Gutiérrez prefers his beloved Katyushka. In a remembrance for the ADAR publication Icaro, he described the life of a bomber crew in the final days of the war. "The fourth escuadrilla of Katyushkas was active on every front, Teruel, Segre, Extremadura, Levante, and, of course, the Ebro. We flew almost daily, often in the morning and afternoon, without break," he wrote. Over Catalonia, "[t]he air space we had to cross was a veritable curtain of smoke and fire…. To penetrate this space, one needed well-tempered nerves. To get out…the only thing you needed was baraka...luck."

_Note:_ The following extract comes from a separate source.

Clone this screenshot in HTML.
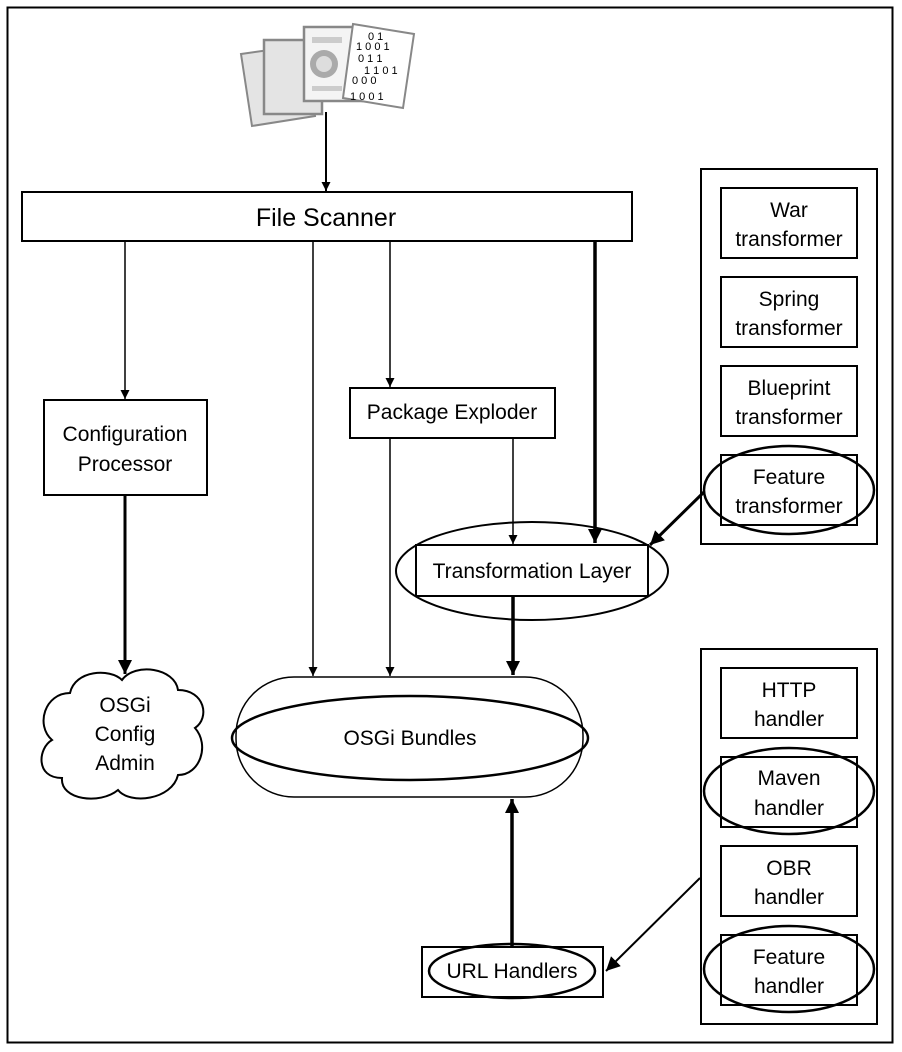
<!DOCTYPE html>
<html><head><meta charset="utf-8"><style>
html,body{margin:0;padding:0;background:#fff}
svg{display:block}
text{font-family:"Liberation Sans",sans-serif;fill:#000}
</style></head><body>
<svg width="902" height="1052" viewBox="0 0 902 1052" xmlns="http://www.w3.org/2000/svg">
<defs>
<marker id="a" viewBox="0 0 10 10" refX="10" refY="5" markerWidth="9" markerHeight="9" markerUnits="userSpaceOnUse" orient="auto"><path d="M0,0L10,5L0,10z" fill="#000"/></marker>
<marker id="b" viewBox="0 0 10 10" refX="10" refY="5" markerWidth="14" markerHeight="14" markerUnits="userSpaceOnUse" orient="auto"><path d="M0,0L10,5L0,10z" fill="#000"/></marker>
</defs>
<rect x="7.5" y="7.5" width="885" height="1035" fill="none" stroke="#000" stroke-width="2"/>
<!-- icon -->
<g>
<polygon points="241,54 305,45 315,116 252,126" fill="#e4e4e4" stroke="#888" stroke-width="2"/>
<rect x="264" y="40" width="58" height="74" fill="#e4e4e4" stroke="#888" stroke-width="2.5"/>
<rect x="304" y="27" width="58" height="74" fill="#f4f4f4" stroke="#888" stroke-width="2.5"/>
<circle cx="324" cy="64" r="14" fill="#aaa"/>
<circle cx="324" cy="64" r="8" fill="#ddd"/>
<rect x="312" y="37" width="30" height="6" fill="#ccc"/>
<rect x="312" y="86" width="30" height="5" fill="#ccc"/>
<polygon points="353,24 414,34 403,108 343,98" fill="#fff" stroke="#888" stroke-width="2"/>
<text x="368" y="40" font-size="11" fill="#c60">0 1</text>
<text x="356" y="50" font-size="11" fill="#c60">1  0 0 1</text>
<text x="358" y="62" font-size="11" fill="#159">0  1 1</text>
<text x="364" y="74" font-size="11" fill="#c60">1 1 0 1</text>
<text x="352" y="84" font-size="11" fill="#159">0 0 0</text>
<text x="350" y="100" font-size="11" fill="#c60">1  0 0 1</text>
</g>
<line x1="326" y1="112" x2="326" y2="191" stroke="#000" stroke-width="2" marker-end="url(#a)"/>
<!-- File scanner -->
<rect x="22" y="192" width="610" height="49" fill="#fff" stroke="#000" stroke-width="2"/>
<text x="326" y="226" font-size="25" text-anchor="middle">File Scanner</text>
<!-- config -->
<line x1="125" y1="241" x2="125" y2="399" stroke="#000" stroke-width="1.5" marker-end="url(#a)"/>
<rect x="44" y="400" width="163" height="95" fill="#fff" stroke="#000" stroke-width="2"/>
<text x="125" y="441" font-size="21" text-anchor="middle">Configuration</text>
<text x="125" y="471" font-size="21" text-anchor="middle">Processor</text>
<line x1="125" y1="495" x2="125" y2="674" stroke="#000" stroke-width="3" marker-end="url(#b)"/>
<path d="M70,693 C75,670 110,668 122,680 C135,662 175,668 178,690 C205,690 210,718 195,728 C210,745 200,775 178,775 C172,800 130,805 118,790 C100,805 60,800 62,778 C35,778 38,748 52,740 C35,725 45,693 70,693 Z" fill="#fff" stroke="#000" stroke-width="2"/>
<text x="125" y="712" font-size="21" text-anchor="middle">OSGi</text>
<text x="125" y="741" font-size="21" text-anchor="middle">Config</text>
<text x="125" y="770" font-size="21" text-anchor="middle">Admin</text>
<!-- lines to bundles -->
<line x1="313" y1="241" x2="313" y2="676" stroke="#000" stroke-width="1.5" marker-end="url(#a)"/>
<line x1="390" y1="241" x2="390" y2="387" stroke="#000" stroke-width="1.5" marker-end="url(#a)"/>
<rect x="350" y="388" width="205" height="50" fill="#fff" stroke="#000" stroke-width="2"/>
<text x="452" y="419" font-size="21" text-anchor="middle">Package Exploder</text>
<line x1="390" y1="438" x2="390" y2="676" stroke="#000" stroke-width="1.5" marker-end="url(#a)"/>
<line x1="513" y1="438" x2="513" y2="544" stroke="#000" stroke-width="1.5" marker-end="url(#a)"/>
<line x1="595" y1="241" x2="595" y2="543" stroke="#000" stroke-width="3.5" marker-end="url(#b)"/>
<rect x="416" y="545" width="232" height="51" fill="#fff" stroke="#000" stroke-width="2"/>
<ellipse cx="532" cy="571" rx="136" ry="49" fill="none" stroke="#000" stroke-width="2"/>
<text x="532" y="578" font-size="21" text-anchor="middle">Transformation Layer</text>
<line x1="513" y1="596" x2="513" y2="675" stroke="#000" stroke-width="3.5" marker-end="url(#b)"/>
<!-- bundles -->
<rect x="236" y="677" width="347" height="120" rx="58" fill="#fff" stroke="#000" stroke-width="1.5"/>
<ellipse cx="410" cy="738" rx="178" ry="42" fill="none" stroke="#000" stroke-width="2.5"/>
<text x="410" y="745" font-size="21" text-anchor="middle">OSGi Bundles</text>
<!-- url handlers -->
<line x1="512" y1="946" x2="512" y2="799" stroke="#000" stroke-width="3.5" marker-end="url(#b)"/>
<rect x="422" y="947" width="181" height="50" fill="#fff" stroke="#000" stroke-width="2"/>
<ellipse cx="512" cy="971" rx="83" ry="27" fill="none" stroke="#000" stroke-width="2.5"/>
<text x="512" y="978" font-size="21" text-anchor="middle">URL Handlers</text>
<!-- right panel 1 -->
<rect x="701" y="169" width="176" height="375" fill="#fff" stroke="#000" stroke-width="2"/>
<rect x="721" y="188" width="136" height="70" fill="none" stroke="#000" stroke-width="2"/>
<text x="789" y="217" font-size="21" text-anchor="middle">War</text>
<text x="789" y="246" font-size="21" text-anchor="middle">transformer</text>
<rect x="721" y="277" width="136" height="70" fill="none" stroke="#000" stroke-width="2"/>
<text x="789" y="306" font-size="21" text-anchor="middle">Spring</text>
<text x="789" y="335" font-size="21" text-anchor="middle">transformer</text>
<rect x="721" y="366" width="136" height="70" fill="none" stroke="#000" stroke-width="2"/>
<text x="789" y="395" font-size="21" text-anchor="middle">Blueprint</text>
<text x="789" y="424" font-size="21" text-anchor="middle">transformer</text>
<rect x="721" y="455" width="136" height="70" fill="none" stroke="#000" stroke-width="2"/>
<ellipse cx="789" cy="490" rx="85" ry="44" fill="none" stroke="#000" stroke-width="2.5"/>
<text x="789" y="484" font-size="21" text-anchor="middle">Feature</text>
<text x="789" y="513" font-size="21" text-anchor="middle">transformer</text>
<line x1="704" y1="492" x2="650" y2="545" stroke="#000" stroke-width="3" marker-end="url(#b)"/>
<!-- right panel 2 -->
<rect x="701" y="649" width="176" height="375" fill="#fff" stroke="#000" stroke-width="2"/>
<rect x="721" y="668" width="136" height="70" fill="none" stroke="#000" stroke-width="2"/>
<text x="789" y="697" font-size="21" text-anchor="middle">HTTP</text>
<text x="789" y="726" font-size="21" text-anchor="middle">handler</text>
<rect x="721" y="757" width="136" height="70" fill="none" stroke="#000" stroke-width="2"/>
<ellipse cx="789" cy="791" rx="85" ry="43" fill="none" stroke="#000" stroke-width="2.5"/>
<text x="789" y="785" font-size="21" text-anchor="middle">Maven</text>
<text x="789" y="815" font-size="21" text-anchor="middle">handler</text>
<rect x="721" y="846" width="136" height="70" fill="none" stroke="#000" stroke-width="2"/>
<text x="789" y="875" font-size="21" text-anchor="middle">OBR</text>
<text x="789" y="904" font-size="21" text-anchor="middle">handler</text>
<rect x="721" y="935" width="136" height="70" fill="none" stroke="#000" stroke-width="2"/>
<ellipse cx="789" cy="969" rx="85" ry="43" fill="none" stroke="#000" stroke-width="2.5"/>
<text x="789" y="964" font-size="21" text-anchor="middle">Feature</text>
<text x="789" y="993" font-size="21" text-anchor="middle">handler</text>
<line x1="700" y1="878" x2="606" y2="971" stroke="#000" stroke-width="2" marker-end="url(#b)"/>
</svg>
</body></html>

The Katyushka carried a crew of three—pilot, observer, and gunner—and had machine guns above and underneath the aft fuselage. The gunner could use both, but not at the same time; when he was on the upper gun, the Katyushka's underside was unprotected.
During a September 2 raid in the western province of Extremadura, one of the three-airplane patrols in Guti's harried Katyushka squadron became separated. Smelling opportunity, a Nationalist Fiat CR.32 dropped into position behind the bombers and took them down, one-two-three. By the time the Mosca escorts saw what was happening, the Katyushka crews had bailed out, only to be shot as they floated to Earth, or gunned down on the ground.
"Besides the powerful enemy," Gutiérrez wrote, "we also had another inside the house. When we flew any mission, we had to examine the parachutes, which were almost always sabotaged. The espionage service had information on everything. When we left, they knew in advance the date, hour, altitude…even what we had for breakfast."
What kind of targets did he hit?
Guti replies forcefully: "I never bombed a city." He doesn't need to elaborate: The German and Italian pilots' bombing of the Basque city of Guernica on April 26, 1937, remains the air war's most infamous act, immortalized by a Pablo Picasso painting. Only once, says Gutiérrez, did Republican bombers hit a concentration of guardia civil, holed up in Avila. "The Germans always sent their planes against civilians. Also the Italians."
José bravo's civil war ended at Vilajuiga on February 5, 1939, 10 days after the fall of Barcelona and less than two months before the Republican surrender. The plan was to take the Chatos and Moscas that could still fly and head for France. Bravo still has the letter authorizing the pilots to abandon Spain.
Some Chatos took off the following dawn. Then German bombers, escorted by Bf 109s, attacked the field. Bravo narrowly escaped his burning Mosca, but all his documents, including his flight log, were lost.
After the bombers rumbled away, a single "Messer" remained, staging an aerobatic show while strafing. Something—Bravo thought it must be ground fire—hit the German fighter, which fell out of a loop and plowed into the ground.